- **Requirement**: Return the lines below exactly, from the first line to the line that contains "(0,0) rectangle (1164,1070);". Leave out pictures.

- **Information supplied**:
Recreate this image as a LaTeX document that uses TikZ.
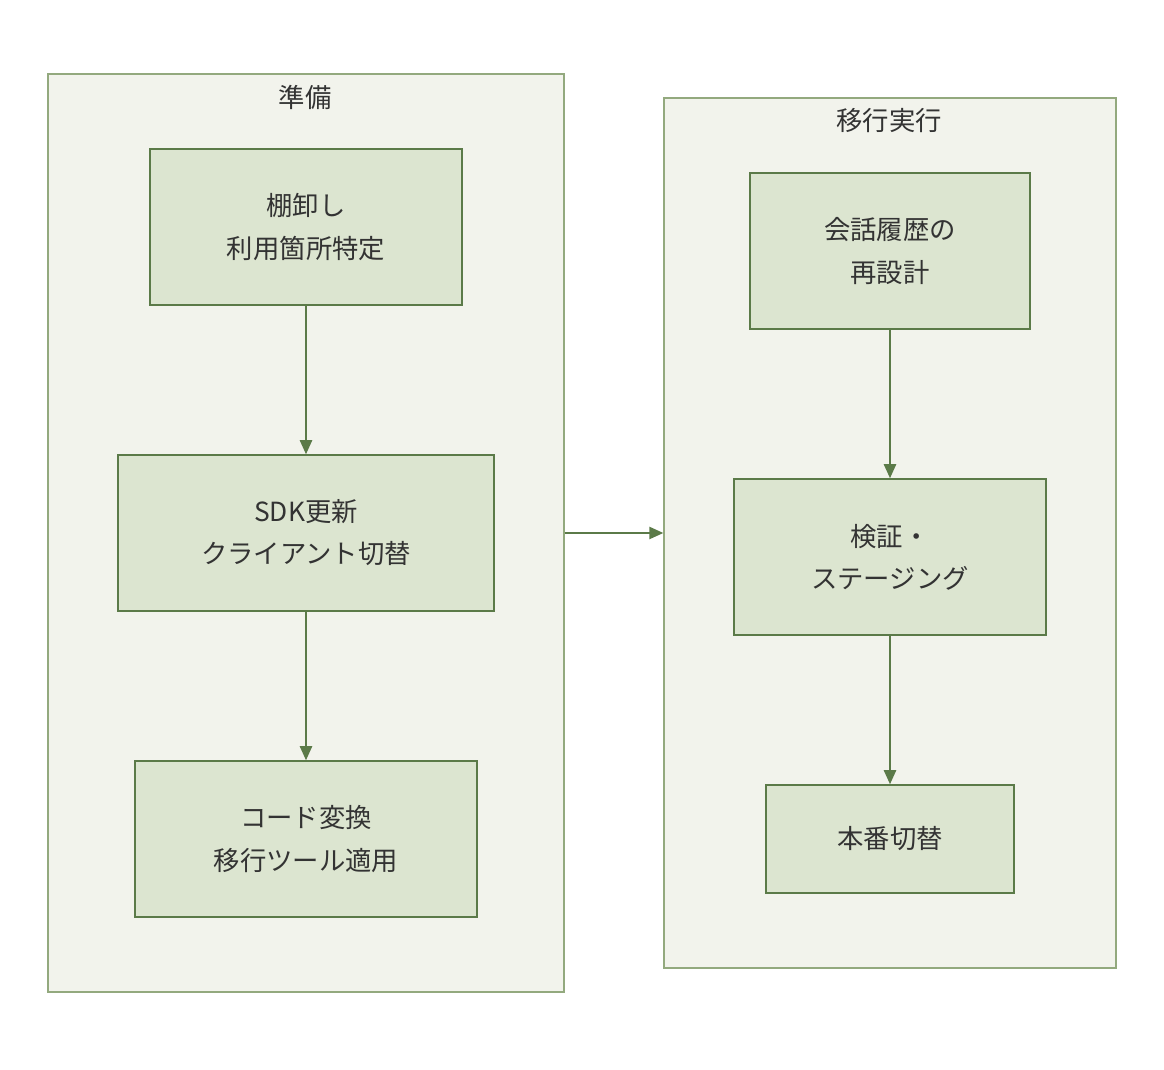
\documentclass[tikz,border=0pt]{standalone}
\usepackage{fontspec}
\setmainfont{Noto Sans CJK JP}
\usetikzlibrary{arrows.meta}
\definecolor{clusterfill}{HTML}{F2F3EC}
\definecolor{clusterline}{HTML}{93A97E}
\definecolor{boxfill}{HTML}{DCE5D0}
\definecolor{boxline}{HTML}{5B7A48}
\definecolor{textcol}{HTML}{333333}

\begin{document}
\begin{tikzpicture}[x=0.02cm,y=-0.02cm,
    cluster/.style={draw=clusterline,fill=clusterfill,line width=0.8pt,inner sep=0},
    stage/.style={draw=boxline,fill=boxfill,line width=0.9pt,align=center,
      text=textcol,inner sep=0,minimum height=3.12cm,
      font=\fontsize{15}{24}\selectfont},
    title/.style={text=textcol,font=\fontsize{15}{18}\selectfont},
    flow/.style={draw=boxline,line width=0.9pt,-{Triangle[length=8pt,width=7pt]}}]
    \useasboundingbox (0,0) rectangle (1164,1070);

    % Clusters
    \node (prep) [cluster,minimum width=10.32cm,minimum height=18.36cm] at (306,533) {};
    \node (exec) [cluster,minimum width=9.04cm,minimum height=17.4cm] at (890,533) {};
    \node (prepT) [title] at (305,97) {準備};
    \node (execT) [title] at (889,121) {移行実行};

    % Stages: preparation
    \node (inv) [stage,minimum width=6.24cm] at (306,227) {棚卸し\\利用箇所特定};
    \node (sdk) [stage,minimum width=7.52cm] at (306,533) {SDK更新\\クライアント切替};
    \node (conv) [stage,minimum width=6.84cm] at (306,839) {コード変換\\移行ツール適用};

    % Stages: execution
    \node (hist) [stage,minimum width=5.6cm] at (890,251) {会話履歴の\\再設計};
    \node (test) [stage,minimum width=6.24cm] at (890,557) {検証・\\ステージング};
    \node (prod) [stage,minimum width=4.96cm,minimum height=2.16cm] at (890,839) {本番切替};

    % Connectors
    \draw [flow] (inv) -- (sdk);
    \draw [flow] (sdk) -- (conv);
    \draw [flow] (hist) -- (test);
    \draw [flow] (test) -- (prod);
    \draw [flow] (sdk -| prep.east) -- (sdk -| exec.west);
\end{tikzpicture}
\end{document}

- **Response to this exercise**:
Recreate this image as a LaTeX document that uses TikZ.
\documentclass[tikz,border=0pt]{standalone}
\usepackage{fontspec}
\setmainfont{Noto Sans CJK JP}
\usetikzlibrary{arrows.meta}
\definecolor{clusterfill}{HTML}{F2F3EC}
\definecolor{clusterline}{HTML}{93A97E}
\definecolor{boxfill}{HTML}{DCE5D0}
\definecolor{boxline}{HTML}{5B7A48}
\definecolor{textcol}{HTML}{333333}

\begin{document}
\begin{tikzpicture}[x=0.02cm,y=-0.02cm,
    cluster/.style={draw=clusterline,fill=clusterfill,line width=0.8pt,inner sep=0},
    stage/.style={draw=boxline,fill=boxfill,line width=0.9pt,align=center,
      text=textcol,inner sep=0,minimum height=3.12cm,
      font=\fontsize{15}{24}\selectfont},
    title/.style={text=textcol,font=\fontsize{15}{18}\selectfont},
    flow/.style={draw=boxline,line width=0.9pt,-{Triangle[length=8pt,width=7pt]}}]
    \useasboundingbox (0,0) rectangle (1164,1070);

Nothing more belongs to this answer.